When Rasmus Dahlin put pen to paper on his first NHL contract, the reverberations carried to Gothenburg and Lidkoping in his native Sweden.
The No. 1 overall pick signing with the Buffalo Sabres earned Sweden more than $250,000 to put back into development.
“It’s unreal,” Dahlin said. “We need all the money we can get.”
Last year alone, the NHL paid more than $35 million in transfer fees as teams signed European players. There are agreements in place with all the major hockey-producing countries except Russia and Switzerland that allow the free flow of players to the best league in the world.
“The purpose I suppose is to help prime the pump for hockey development,” deputy NHL Commissioner Bill Daly said. “The pool of players who can play in the National Hockey League continues to increase on a regular basis. … There’s more better players than ever before.”
When the world junior championship begins Wednesday in Canada, it will be a showcase of that emerging talent spurred along in Europe and North America by this money. The NHL also sends junior leagues in Canada and the United States over $12 million annually and it also provides financial support for USA Hockey.
That feeder system is partially responsible for the game’s explosion of young talent in recent years. Nowhere is that more evident than Sweden, which received roughly $8 million last year for Dahlin and more than 30 other players signing in NHL contracts.
“That money is obviously huge,” said Detroit Red Wings defenceman Niklas Kronwall, who is Swedish. “It doesn’t just go to the pro teams. I think it funnels down to your first team and the teams that are developing you and have been taking you on this ride. And that money is doing the same for the next generation of players: setting up with the right facilities and the right coaches and just try to surround them with the best circumstances that they can so they can succeed. That’s one of the reasons why Sweden’s been able to keep producing players.”
The investment makes sense for the NHL, which currently has players from 16 different countries. The 31 — soon to be 32 — teams split the costs equally each year.
It’s beneficial for national federations and European leagues and teams, too, even if Swedish Hockey Association vice-president Peter Forsberg had to convince those in charge it was better to make a deal with the NHL than lose players for nothing.
“I told them that I think it’s better you have an agreement because then we have impact in the kind of discussions,” said Forsberg, who shares the same name with the retired NHL star. “All the players who sign a contract with Swedish club or European club or whatever, they have always an out clause that they can go to the NHL. We can’t ever keep them in our league if you want to keep them in our league. We cannot sign the long contract that they do in soccer in Europe. We don’t have that kind of possibilities.”
[relatedlinks]
The trick is making sure the money goes to what it’s designed for.
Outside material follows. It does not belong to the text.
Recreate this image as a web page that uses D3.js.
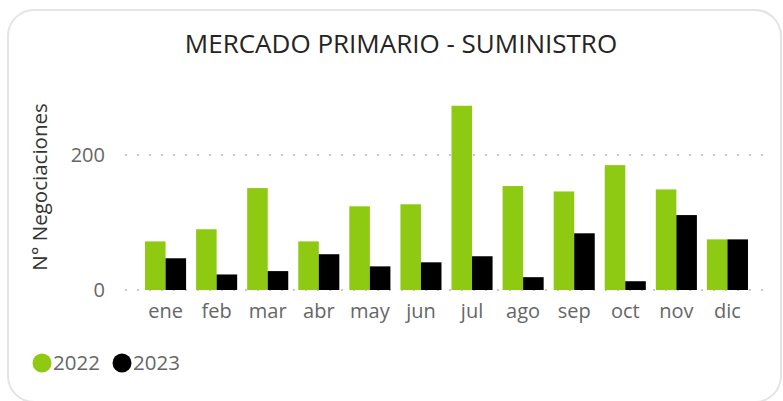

Daly, who has been in charge of transfer fees since the end of the 2004-05 lockout, said federations are responsible for reporting where the funds go because the goal is to keep churning out players who one day could make it to the NHL.
The federations distribute the money to various levels as they see fit. Forsberg said 95 per cent of fees go back into programs that grow the sport in Sweden.
“We ensure that the money goes back to the development,” Forsberg said. “You can see that on the result that we have around 10 per cent of Swedish players are today in NHL (and) that 10 per cent of players in NHL are Swedes. We can see that we have a high production line.”
That’s also the case in Finland, which has the league’s leading scorer in Colorado’s Mikko Rantanen and produced 43-goal scorer Patrik Laine, young Dallas defenceman Miro Heiskanen and a whole generation of emerging star players.
“They take care of the players, they help players to develop them to get ready to come over,” Buffalo defenceman Rasmus Ristolainen said. “Like you’ve seen the last few years, Finnish players are really stepping up, so it’s a credit to every team back home.”
Government contributions and smart leadership have also helped hockey blossom across Europe. Kronwall credited longtime coach-turned-general manager Tommy Boustedt for setting up position-specific camps in Sweden that specifically allowed for the development of Dahlin and more modern defencemen.
The NHL money paved the way for that.
“We’re a hard-working country,” Dahlin said. “We’re humble. We don’t have a lot of players, but some of the guys come to the NHL and for me, a younger guy, I know that a Swedish guy can make it, too.”